Explica a Exposição de Motivos que a subvenção econômica já prevista na lei 8.427, de 27/5/92 seria realizada neste caso por meio de uma equalização das taxas de juros aplicáveis às operações assim favorecidas mediante o pagamento pelo Tesouro Nacional da diferença entre o custo de captação dos recursos necessários, somado aos custos administrativos da instituição financeira beneficiara, e a taxa de juros cobrada do tomador do crédito rural, que teria condições de fazer operações de crédito segundo taxas de juros mais acessíveis, com o resultado do desenvolvimento das atividades agropecuárias em nosso país.
A exposição de motivos afirma, ainda, que a proposta da subvenção vertente não implicaria em custos adicionais para a União, mas que promoveria o aumento da concorrência entre instituições que integram o Sistema Nacional de Crédito Rural, com impacto positivo na redução dos custos para os tomadores de crédito. Em primeiro lugar eu lembro que os recursos do BNDES são originados fundamentalmente da União, de forma que não se revela verdadeira a asserção acima referida.

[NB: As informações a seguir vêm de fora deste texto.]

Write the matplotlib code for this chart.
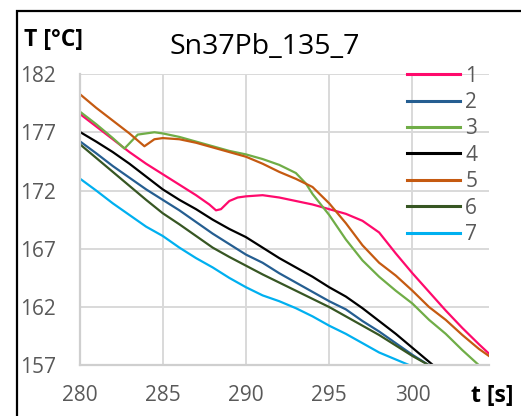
import matplotlib
matplotlib.use("Agg")
import matplotlib.pyplot as plt
from matplotlib.patches import Rectangle

plt.rcParams['font.family'] = ['Open Sans', 'DejaVu Sans']

title = "Sn37Pb_135_7"
series_names = ["1", "2", "3", "4", "5", "6", "7"]
colors = ["#FF0A6C", "#255E91", "#70AD47", "#000000", "#C55A11", "#375623", "#00B0F0"]

t1 = [280, 281, 282, 283, 284, 285, 286, 287, 287.8, 288.2, 288.5, 289, 289.5, 290, 291, 292, 293,
      294, 295, 296, 297, 298, 299, 300, 301, 302, 303, 304, 304.6]
T1 = [178.6, 177.5, 176.4, 175.3, 174.3, 173.4, 172.5, 171.6, 170.8, 170.3, 170.4, 171.1, 171.4, 171.5,
      171.6, 171.4, 171.1, 170.8, 170.4, 170.0, 169.4, 168.4, 166.6, 164.9, 163.3, 161.7, 160.2, 158.8, 158.0]

t2 = [280, 281, 282, 283, 284, 285, 286, 287, 288, 289, 290, 291, 292, 293, 294, 295, 296, 297, 298,
      299, 300, 301, 302]
T2 = [176.25, 175.2, 174.1, 173.1, 172.1, 171.2, 170.3, 169.3, 168.3, 167.4, 166.5, 165.8, 164.9, 164.1,
      163.3, 162.5, 161.8, 160.8, 159.9, 158.9, 157.9, 157.0, 156.0]

t3 = [280, 281, 282, 282.7, 283.1, 283.5, 284, 284.5, 285, 286, 287, 288, 289, 290, 291, 292, 293,
      293.6, 294, 295, 296, 297, 298, 299, 300, 301, 302, 303, 304, 304.6]
T3 = [178.8, 177.7, 176.5, 175.6, 176.2, 176.8, 176.9, 177.0, 176.9, 176.6, 176.2, 175.8, 175.4, 175.1,
      174.7, 174.2, 173.5, 172.6, 171.7, 169.9, 167.8, 166.0, 164.6, 163.4, 162.3, 160.9, 159.7, 158.3,
      157.0, 156.2]

t4 = [280, 281, 282, 283, 284, 285, 286, 287, 288, 289, 290, 291, 292, 293, 294, 295, 296, 297, 298,
      299, 300, 301, 302]
T4 = [177.05, 176.2, 175.3, 174.3, 173.2, 172.1, 171.2, 170.4, 169.5, 168.7, 168.0, 167.1, 166.2, 165.4,
      164.6, 163.7, 162.9, 161.9, 160.8, 159.7, 158.5, 157.3, 156.1]

t5 = [280, 281, 282, 283, 283.9, 284.5, 285, 286, 287, 288, 289, 290, 291, 292, 293, 294, 294.5, 295,
      296, 297, 298, 299, 300, 301, 302, 303, 304, 304.6]
T5 = [180.3, 179.1, 178.0, 176.9, 175.8, 176.4, 176.5, 176.4, 176.1, 175.7, 175.3, 174.9, 174.3, 173.6,
      173.0, 172.3, 171.6, 170.9, 169.2, 167.3, 165.8, 164.7, 163.4, 162.0, 160.9, 159.6, 158.4, 157.8]

t6 = [280, 281, 282, 283, 284, 285, 286, 287, 288, 289, 290, 291, 292, 293, 294, 295, 296, 297, 298,
      299, 300, 301, 302]
T6 = [176.0, 174.8, 173.6, 172.4, 171.2, 170.05, 169.1, 168.1, 167.1, 166.3, 165.55, 164.8, 164.1, 163.4,
      162.7, 162.0, 161.2, 160.4, 159.6, 158.7, 157.8, 157.0, 156.1]

t7 = [280, 281, 282, 283, 284, 285, 286, 287, 288, 289, 290, 291, 292, 293, 294, 295, 296, 297, 298,
      299, 300, 301]
T7 = [173.05, 172.0, 170.9, 169.9, 168.9, 168.1, 167.1, 166.2, 165.4, 164.5, 163.7, 163.0, 162.5, 161.9,
      161.2, 160.4, 159.7, 158.9, 158.1, 157.5, 156.9, 156.2]

x_ticks = [280, 285, 290, 295, 300]
y_ticks = [157, 162, 167, 172, 177, 182]

W, H = 521, 416
fig = plt.figure(figsize=(W / 100, H / 100), dpi=100)
fig.patch.set_facecolor("white")

# outer frame
fig.patches.append(Rectangle((16.5 / W, -0.1), 1.2, (H - 10.5) / H + 0.1, transform=fig.transFigure,
                             fill=False, edgecolor="black", linewidth=1.6, clip_on=False))

ax = fig.add_axes([79.5 / W, 1 - 365.3 / H, (489 - 79.5) / W, (365.3 - 74) / H])

data = [(t1, T1), (t2, T2), (t3, T3), (t4, T4), (t5, T5), (t6, T6), (t7, T7)]
for (tx, ty), name, c in zip(data, series_names, colors):
    ax.plot(tx, ty, color=c, lw=1.6, label=name, solid_joinstyle="round")

ax.set_xlim(280, 304.6)
ax.set_ylim(157, 182)
ax.set_xticks(x_ticks)
ax.set_yticks(y_ticks)
ax.grid(True, color="#D9D9D9", lw=1.4)
ax.set_axisbelow(True)
for s in ["top", "right"]:
    ax.spines[s].set_visible(False)
for s in ["left", "bottom"]:
    ax.spines[s].set_color("#CFCFCF")
    ax.spines[s].set_linewidth(1.6)
ax.tick_params(length=0, labelsize=15, labelcolor="#595959")
ax.tick_params(axis="x", pad=14)
ax.tick_params(axis="y", pad=17)

fig.text(265 / W, 1 - 47 / H, title, ha="center", va="center", fontsize=20.5, color="black")
fig.text(24 / W, 1 - 40 / H, "T [°C]", ha="left", va="center", fontsize=16.5, fontweight="bold")
fig.text(471 / W, 1 - 396 / H, "t [s]", ha="left", va="center", fontsize=16.5, fontweight="bold")

leg = ax.legend(loc="upper left", bbox_to_anchor=(407 / W, 1 - 65.5 / H), bbox_transform=fig.transFigure,
                frameon=False, fontsize=15, handlelength=2.55, handletextpad=0.25, labelspacing=0.26,
                borderpad=0, borderaxespad=0)
for txt in leg.get_texts():
    txt.set_color("#595959")
for ln in leg.get_lines():
    ln.set_linewidth(2.2)

fig.savefig("out.png", dpi=100, facecolor="white")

Tal custo é dela diretamente e dos nossos bolsos, indiretamente.
Por outro lado, para mim está presente o perigo do desvio do aumento da concorrência entre as instituições financeiras na concessão de crédito a taxas mais baratas em beneficio. Ao contrário, poderá ocorrer a sua elevação, já que a diferença em favor do tomador de crédito ficará a cargo do BNDES. Dessa forma o incentivo da MP ora comentada seria em certa medida negativo e não positivo.
Quanto às taxas de juros, a intenção de vê-las mais baixas do que seria o “normal” encontra um óbice econômico natural, dado que a formação do FAF se dará com devedores assim reconhecidos e que já esgotaram a sua capacidade de outorgarem garantias de melhor qualidade. Ora, sabe-se que entre os elementos do spread bancário está o risco de inadimplência, mais acentuado na situação desse instituto. Neste sentido a exposição de motivos afirma que tem havido esforços para a mitigação de riscos vinculados aos financiamentos rurais, entre os quais subvenção (mais uma vez) ao prêmio do seguro rural, por meio da garantia de riscos climáticos e fitossanitários, a par de crédito de custeio rural ao amparo do PROAGRO. Claro que isto ajuda, mas o efeito sobre as taxas de juros é parcial.

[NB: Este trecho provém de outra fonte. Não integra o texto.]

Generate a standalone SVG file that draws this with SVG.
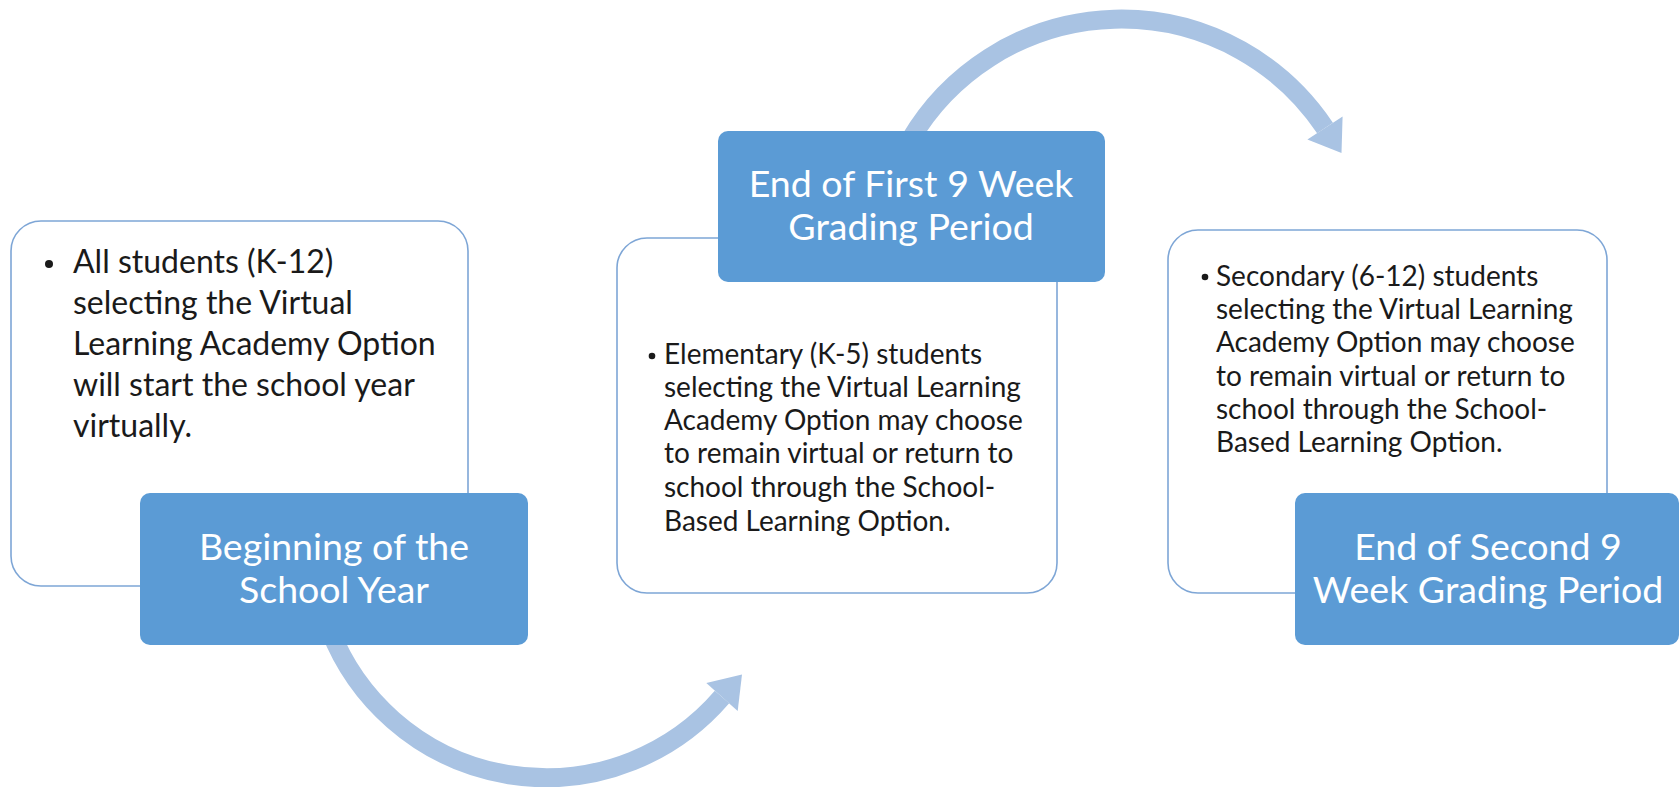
<svg xmlns="http://www.w3.org/2000/svg" width="1680" height="787" viewBox="0 0 1680 787">
<style>
.card{fill:#ffffff;stroke:#7ea6d6;stroke-width:1.6}
.head{fill:#5b9bd5}
.body{font-family:Lato,"Liberation Sans",sans-serif;fill:#1a1a1a}
.b1{font-size:32px}
.b2{font-size:28px}
.ht{font-family:Lato,"Liberation Sans",sans-serif;font-size:37.5px;fill:#ffffff;text-anchor:middle}
.arc{fill:none;stroke:#a9c3e3;stroke-width:19}
.tip{fill:#a9c3e3}
.dot{fill:#1a1a1a}
</style>
<rect width="1680" height="787" fill="#ffffff"/>
<g id="connectors">
<path class="arc" d="M 330 630 A 232 232 0 0 0 722 697"/>
<polygon class="tip" points="742,674.5 737.7,710.9 706.3,683.1"/>
<path class="arc" d="M 910 140 A 245 245 0 0 1 1325 128"/>
<polygon class="tip" points="1341.5,153 1342.6,116.5 1307.4,139.5"/>
</g>
<g id="node1">
<rect class="card" x="11" y="221" width="457" height="365" rx="30"/>
<circle class="dot" cx="49" cy="264" r="4"/>
<text class="body b1" x="73"><tspan x="73" y="273">All students (K-12)</tspan><tspan x="73" y="314">selecting the Virtual</tspan><tspan x="73" y="355">Learning Academy Option</tspan><tspan x="73" y="396">will start the school year</tspan><tspan x="73" y="437">virtually.</tspan></text>
<rect class="head" x="140" y="493" width="388" height="152" rx="10"/>
<text class="ht"><tspan x="334" y="560">Beginning of the</tspan><tspan x="334" y="603">School Year</tspan></text>
</g>
<g id="node2">
<rect class="card" x="617" y="238" width="440" height="355" rx="30"/>
<rect class="head" x="718" y="131" width="387" height="151" rx="10"/>
<text class="ht"><tspan x="911" y="197">End of First 9 Week</tspan><tspan x="911" y="240">Grading Period</tspan></text>
<circle class="dot" cx="652" cy="356" r="3.3"/>
<text class="body b2"><tspan x="664" y="364">Elementary (K-5) students</tspan><tspan x="664" y="397">selecting the Virtual Learning</tspan><tspan x="664" y="430">Academy Option may choose</tspan><tspan x="664" y="463">to remain virtual or return to</tspan><tspan x="664" y="497">school through the School-</tspan><tspan x="664" y="531">Based Learning Option.</tspan></text>
</g>
<g id="node3">
<rect class="card" x="1168" y="230" width="439" height="363" rx="30"/>
<circle class="dot" cx="1205" cy="277" r="3.3"/>
<text class="body b2"><tspan x="1216" y="286">Secondary (6-12) students</tspan><tspan x="1216" y="319">selecting the Virtual Learning</tspan><tspan x="1216" y="352">Academy Option may choose</tspan><tspan x="1216" y="386">to remain virtual or return to</tspan><tspan x="1216" y="419">school through the School-</tspan><tspan x="1216" y="452">Based Learning Option.</tspan></text>
<rect class="head" x="1295" y="493" width="384" height="152" rx="10"/>
<text class="ht"><tspan x="1488" y="560">End of Second 9</tspan><tspan x="1488" y="603">Week Grading Period</tspan></text>
</g>
</svg>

Em acréscimo, a exposição de motivos indica que o reforço das garantias de que trata essa MP permitirá ao produtor rural obter financiamento para quitar suas dívidas de curto prazo, com isso ganhando fôlego para reestruturar o seu negócio, o que se revela, em tais termos, uma missão impossível. Isto porque é sabido que a atividade rural não tem maturidade de curto prazo. Quando muito será de médio prazo (seis meses a um ano) e principalmente de longo prazo (mais de um ano). Assim sendo, financiamentos de curto prazo formarão uma fileira bastante significativa para o fim de sustentar-se a atividade rural, revelando-se, portanto ineficazes e com um custo em cascata bastante elevado.
Considere-se, ainda, que a formação prevista pela MP para a constituição do FAF é baseada em cotas mínimas que, somadas, atingem apenas 10% (dez por cento) do valor a ser avalizado, não tendo havido a preocupação de se explicar como serão integralizados os restantes 90% (noventa por cento). Nesta situação é impossível avaliar qual o interesse das instituições financeiras em realizar contribuição com tal nível de participação, considerando-se que as garantias fornecidas são de natureza subsidiária, constituídas por devedores já problemáticos.

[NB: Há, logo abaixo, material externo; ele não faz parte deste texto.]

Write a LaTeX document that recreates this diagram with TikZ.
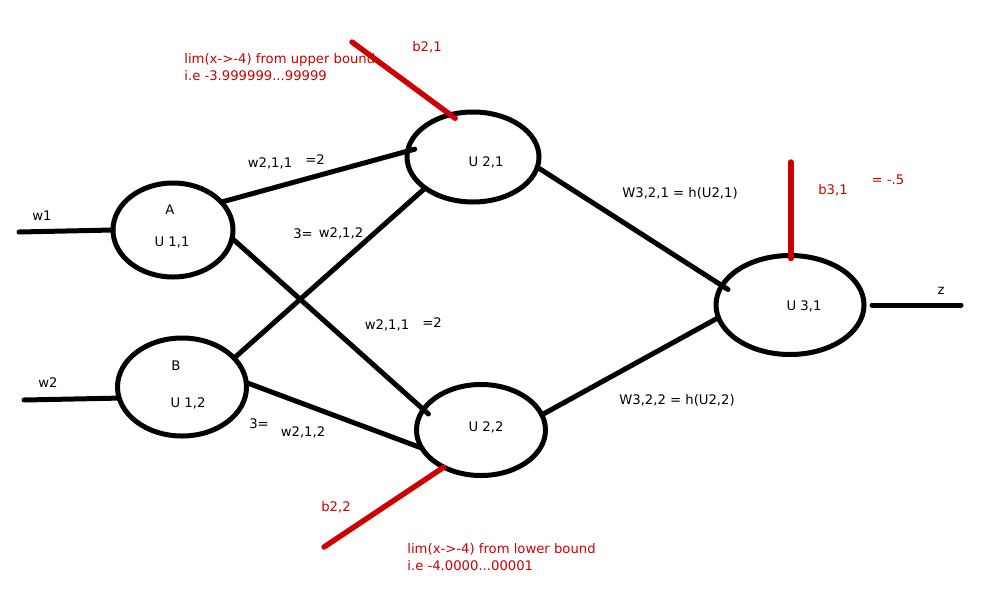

Por enquanto interrompo aqui as minhas considerações, pretendendo com este texto fazer o mesmo que costuma ocorrer com pesquisadores de universidades americanas e europeias, no sentido de que uma versão preliminar é apresentada para discussão pública e, uma vez colhidos os comentários da comunidade interessada, chega-se ao texto definitivo. É o que eu espero que aconteça.
Os demais temas dessa MP ficam para o próximo número.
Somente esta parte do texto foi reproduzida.